Wednesday One-Liners Call the Hotline Every Week

Teen girl, despairingly: If they ever find out a way to bring people back to life, I’m going to kill myself!

–14th St Subway Platform

Overheard by: yoncto

Blonde on cell: Don’t send me stupid things about how you want to stab yourself in the heart. It’s inconsiderate.

–Union Square

Overheard by: Confabulation Nation

Hipster: I’m so stressed out right now; if I was going to NYU, I would’ve jumped out of a building.

–City College

Overheard by: Damn Right!

Guy on cell: You took them with alcohol? [Pause.] Wait, let me get this straight, you took all of them, then you got drunk? Yeah dude, that is just suicide.

–Elevator, Saks Fifth Ave

Old waitress: Were you here the time Jimmy crucified himself?

–Manhattan Restaurant, Greenpoint

Overheard by: chris

Disgruntled Latina to friend: And I told her bitch: “Kill yourself, you don’t even know how to smoke right!”

–4 Train

…And Potentially Fuck You?

Skater: Come on. Hang out.
Murray Hill-looking PR-type chick: Fuck you! You’re a fag! You’d rather hang with your loser friends in this fucking rat hole? I would have fucked you, if you just came to Manhattan but…
Skater: C’mon hang. It’ll be cool.
Murray Hill-looking PR-type chick: Oh, fuck this. I’m taking this cab. Have fun sucking your buddy’s cock, asshole!
Skater, after watching her leave: Fucking bitch! (pauses, then asks perfect stranger) Hey, can I buy a cigarette from you?

–12th St & Bedford

Wednesday Still Remember When You Could One-Liner in Bars

Young hipster guy to hobo: I hate to ask, but do you mind if I bum a cigarette from you?

–Prince St

Overheard by: Kristen W.

Flight attendant on PA: We’d like to remind you that this is a non-smoking service to London, but passengers are permitted to smoke outside the cabin at any point during the flight.

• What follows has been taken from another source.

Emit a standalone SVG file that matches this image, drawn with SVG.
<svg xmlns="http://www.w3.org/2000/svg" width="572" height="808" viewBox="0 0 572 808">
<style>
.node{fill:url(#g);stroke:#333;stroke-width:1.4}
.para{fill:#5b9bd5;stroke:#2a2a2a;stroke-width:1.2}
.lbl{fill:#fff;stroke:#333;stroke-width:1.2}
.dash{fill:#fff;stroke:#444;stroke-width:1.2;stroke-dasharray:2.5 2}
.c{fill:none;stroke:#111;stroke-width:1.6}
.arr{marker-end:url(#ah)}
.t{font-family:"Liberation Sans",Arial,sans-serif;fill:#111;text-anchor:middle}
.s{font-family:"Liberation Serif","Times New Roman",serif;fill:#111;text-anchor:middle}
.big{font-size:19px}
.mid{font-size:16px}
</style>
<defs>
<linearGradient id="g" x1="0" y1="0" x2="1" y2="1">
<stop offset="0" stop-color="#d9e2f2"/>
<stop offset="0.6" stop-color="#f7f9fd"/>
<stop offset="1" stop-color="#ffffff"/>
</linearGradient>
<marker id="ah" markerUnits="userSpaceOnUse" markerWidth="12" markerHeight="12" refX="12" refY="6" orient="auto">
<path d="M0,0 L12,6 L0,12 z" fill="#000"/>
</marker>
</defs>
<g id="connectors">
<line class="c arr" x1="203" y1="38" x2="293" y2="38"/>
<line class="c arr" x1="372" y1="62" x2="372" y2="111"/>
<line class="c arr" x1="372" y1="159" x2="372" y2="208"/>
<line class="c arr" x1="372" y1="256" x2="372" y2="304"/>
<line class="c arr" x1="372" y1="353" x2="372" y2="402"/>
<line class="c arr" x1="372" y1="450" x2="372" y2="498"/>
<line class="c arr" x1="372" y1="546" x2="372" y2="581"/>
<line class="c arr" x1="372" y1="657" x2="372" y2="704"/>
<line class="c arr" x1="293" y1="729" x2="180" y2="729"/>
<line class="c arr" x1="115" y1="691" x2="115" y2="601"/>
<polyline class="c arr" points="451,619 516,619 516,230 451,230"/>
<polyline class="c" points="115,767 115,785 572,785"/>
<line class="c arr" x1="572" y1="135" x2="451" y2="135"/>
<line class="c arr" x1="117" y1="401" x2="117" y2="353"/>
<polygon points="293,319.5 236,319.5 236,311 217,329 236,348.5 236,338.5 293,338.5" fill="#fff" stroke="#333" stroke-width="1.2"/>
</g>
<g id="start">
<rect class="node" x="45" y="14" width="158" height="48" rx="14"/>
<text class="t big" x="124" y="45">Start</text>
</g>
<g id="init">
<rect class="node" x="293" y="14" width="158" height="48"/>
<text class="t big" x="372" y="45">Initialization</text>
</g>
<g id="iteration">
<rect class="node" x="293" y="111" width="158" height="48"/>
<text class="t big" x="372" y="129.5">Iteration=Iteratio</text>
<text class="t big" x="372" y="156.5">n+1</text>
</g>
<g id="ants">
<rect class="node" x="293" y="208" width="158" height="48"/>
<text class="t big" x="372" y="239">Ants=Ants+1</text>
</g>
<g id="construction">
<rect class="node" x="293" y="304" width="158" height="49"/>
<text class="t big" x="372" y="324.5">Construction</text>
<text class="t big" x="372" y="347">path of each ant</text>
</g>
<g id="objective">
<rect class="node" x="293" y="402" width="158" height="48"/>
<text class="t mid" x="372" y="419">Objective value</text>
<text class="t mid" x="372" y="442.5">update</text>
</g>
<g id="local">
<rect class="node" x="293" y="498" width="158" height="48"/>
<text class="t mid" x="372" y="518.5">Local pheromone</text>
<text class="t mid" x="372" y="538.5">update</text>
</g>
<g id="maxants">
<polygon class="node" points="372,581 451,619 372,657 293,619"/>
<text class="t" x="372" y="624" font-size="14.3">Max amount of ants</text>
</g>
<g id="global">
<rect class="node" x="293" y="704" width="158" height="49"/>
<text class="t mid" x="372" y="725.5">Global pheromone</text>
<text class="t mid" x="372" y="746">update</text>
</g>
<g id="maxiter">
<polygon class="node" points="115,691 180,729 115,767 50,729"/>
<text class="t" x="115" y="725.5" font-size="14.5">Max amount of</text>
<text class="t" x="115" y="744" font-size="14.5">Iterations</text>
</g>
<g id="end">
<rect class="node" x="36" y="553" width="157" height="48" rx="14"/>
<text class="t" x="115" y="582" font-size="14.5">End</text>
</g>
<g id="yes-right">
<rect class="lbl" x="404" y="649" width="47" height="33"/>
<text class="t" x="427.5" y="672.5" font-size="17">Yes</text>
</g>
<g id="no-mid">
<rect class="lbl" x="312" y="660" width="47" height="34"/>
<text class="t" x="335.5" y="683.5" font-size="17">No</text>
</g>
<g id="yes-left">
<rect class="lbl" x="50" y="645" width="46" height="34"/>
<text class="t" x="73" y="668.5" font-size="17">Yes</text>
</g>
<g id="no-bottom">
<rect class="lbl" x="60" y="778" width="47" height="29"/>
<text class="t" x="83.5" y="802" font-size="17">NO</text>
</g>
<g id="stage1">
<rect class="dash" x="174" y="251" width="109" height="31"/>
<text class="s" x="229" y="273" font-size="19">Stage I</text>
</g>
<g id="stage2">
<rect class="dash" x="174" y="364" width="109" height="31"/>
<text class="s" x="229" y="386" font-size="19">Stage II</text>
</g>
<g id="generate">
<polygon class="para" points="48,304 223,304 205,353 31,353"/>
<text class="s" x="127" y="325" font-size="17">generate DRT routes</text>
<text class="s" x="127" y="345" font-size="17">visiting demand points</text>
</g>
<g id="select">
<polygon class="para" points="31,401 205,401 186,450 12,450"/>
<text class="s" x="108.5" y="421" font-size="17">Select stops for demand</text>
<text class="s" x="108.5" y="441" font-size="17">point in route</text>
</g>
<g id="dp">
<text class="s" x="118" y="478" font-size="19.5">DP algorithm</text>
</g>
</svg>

–British Airways Flight to Heathrow

Crazy man: Smoking leads directly to prostitution!

–66th & Broadway

Overheard by: voluptuousgrl

Dude: I’ve been smoking since I came out of my mom’s cooch.

–Hop Scotch Cafe

Woman with raspy voice: Man, cigarettes are so expensive now. When I started smoking, it was only a $1.25 a pack. Unless I bought them off my mom, she only charged 75 cents a pack.

–4 Train, Union Square

Overheard by: Christine

Mom to seven-year-old son: Come on, let’s go out for a cigarette. (looks around nervously at other audience members) Well, not that you smoke.

–Intermission, Rent

Way to Raise Your Kid to Be a Total Drag.

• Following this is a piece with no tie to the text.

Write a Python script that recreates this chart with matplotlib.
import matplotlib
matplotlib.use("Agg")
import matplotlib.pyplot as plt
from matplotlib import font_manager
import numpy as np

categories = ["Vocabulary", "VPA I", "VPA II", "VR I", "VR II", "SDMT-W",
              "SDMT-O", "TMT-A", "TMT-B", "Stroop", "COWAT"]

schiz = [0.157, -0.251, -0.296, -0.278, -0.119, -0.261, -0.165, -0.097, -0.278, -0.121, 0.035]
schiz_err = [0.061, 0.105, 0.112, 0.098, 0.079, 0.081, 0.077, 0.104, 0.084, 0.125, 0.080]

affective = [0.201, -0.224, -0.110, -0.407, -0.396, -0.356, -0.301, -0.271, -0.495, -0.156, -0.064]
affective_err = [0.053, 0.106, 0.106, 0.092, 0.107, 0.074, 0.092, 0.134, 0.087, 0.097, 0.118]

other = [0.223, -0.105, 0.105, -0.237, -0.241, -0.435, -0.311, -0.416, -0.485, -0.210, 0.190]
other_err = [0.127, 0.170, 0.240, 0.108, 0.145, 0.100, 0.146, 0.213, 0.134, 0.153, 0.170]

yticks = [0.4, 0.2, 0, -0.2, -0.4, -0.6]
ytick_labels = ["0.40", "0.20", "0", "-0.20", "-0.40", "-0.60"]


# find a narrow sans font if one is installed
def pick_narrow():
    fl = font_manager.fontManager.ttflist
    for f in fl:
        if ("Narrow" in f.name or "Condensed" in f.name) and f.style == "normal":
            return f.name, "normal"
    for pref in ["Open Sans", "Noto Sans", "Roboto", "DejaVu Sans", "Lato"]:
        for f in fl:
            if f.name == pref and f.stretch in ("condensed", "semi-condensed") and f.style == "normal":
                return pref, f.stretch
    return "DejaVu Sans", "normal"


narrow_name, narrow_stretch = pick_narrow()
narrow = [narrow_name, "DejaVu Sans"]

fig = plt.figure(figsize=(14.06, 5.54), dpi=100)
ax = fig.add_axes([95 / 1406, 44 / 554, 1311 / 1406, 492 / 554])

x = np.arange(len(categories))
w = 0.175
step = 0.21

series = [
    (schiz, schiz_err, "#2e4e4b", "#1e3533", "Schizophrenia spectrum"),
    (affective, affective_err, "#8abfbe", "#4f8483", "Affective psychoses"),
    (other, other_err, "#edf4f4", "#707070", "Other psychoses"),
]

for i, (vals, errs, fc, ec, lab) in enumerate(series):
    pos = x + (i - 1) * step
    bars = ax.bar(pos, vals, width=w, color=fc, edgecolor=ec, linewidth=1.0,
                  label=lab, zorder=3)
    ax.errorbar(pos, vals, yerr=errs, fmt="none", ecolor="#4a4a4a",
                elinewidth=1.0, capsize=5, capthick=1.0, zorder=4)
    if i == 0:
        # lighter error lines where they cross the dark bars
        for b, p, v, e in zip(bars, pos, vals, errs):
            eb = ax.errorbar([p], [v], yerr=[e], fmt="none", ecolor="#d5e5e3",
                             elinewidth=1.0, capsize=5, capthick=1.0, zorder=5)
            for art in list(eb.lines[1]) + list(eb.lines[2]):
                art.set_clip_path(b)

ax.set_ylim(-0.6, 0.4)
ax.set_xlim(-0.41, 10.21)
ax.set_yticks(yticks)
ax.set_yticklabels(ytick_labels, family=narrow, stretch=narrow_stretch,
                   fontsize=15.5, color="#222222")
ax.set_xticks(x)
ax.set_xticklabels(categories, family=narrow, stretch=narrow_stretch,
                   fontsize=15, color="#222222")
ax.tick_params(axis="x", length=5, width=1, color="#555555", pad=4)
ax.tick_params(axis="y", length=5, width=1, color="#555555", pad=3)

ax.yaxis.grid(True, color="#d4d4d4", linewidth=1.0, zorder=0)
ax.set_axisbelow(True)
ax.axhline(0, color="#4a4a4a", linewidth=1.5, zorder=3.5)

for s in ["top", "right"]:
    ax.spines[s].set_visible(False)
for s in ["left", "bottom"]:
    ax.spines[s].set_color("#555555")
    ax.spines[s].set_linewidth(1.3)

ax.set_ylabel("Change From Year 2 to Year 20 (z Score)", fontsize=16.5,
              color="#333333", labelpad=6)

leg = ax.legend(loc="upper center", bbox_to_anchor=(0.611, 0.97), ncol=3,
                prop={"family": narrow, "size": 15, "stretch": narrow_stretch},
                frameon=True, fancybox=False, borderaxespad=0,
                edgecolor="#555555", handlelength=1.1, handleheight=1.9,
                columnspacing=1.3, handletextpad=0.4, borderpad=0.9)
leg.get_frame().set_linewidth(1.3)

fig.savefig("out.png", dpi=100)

Little boy, watching teen girl smoking: Why are people always smoking cigarettes?
Dad: Because they are addictive. That is why daddy quit. Do you want to tell the nice girl what will happen to her if she doesn’t quit?
Little boy: Well, first you’ll get really sick. And then you’ll die. (pause) And then you’ll be dead!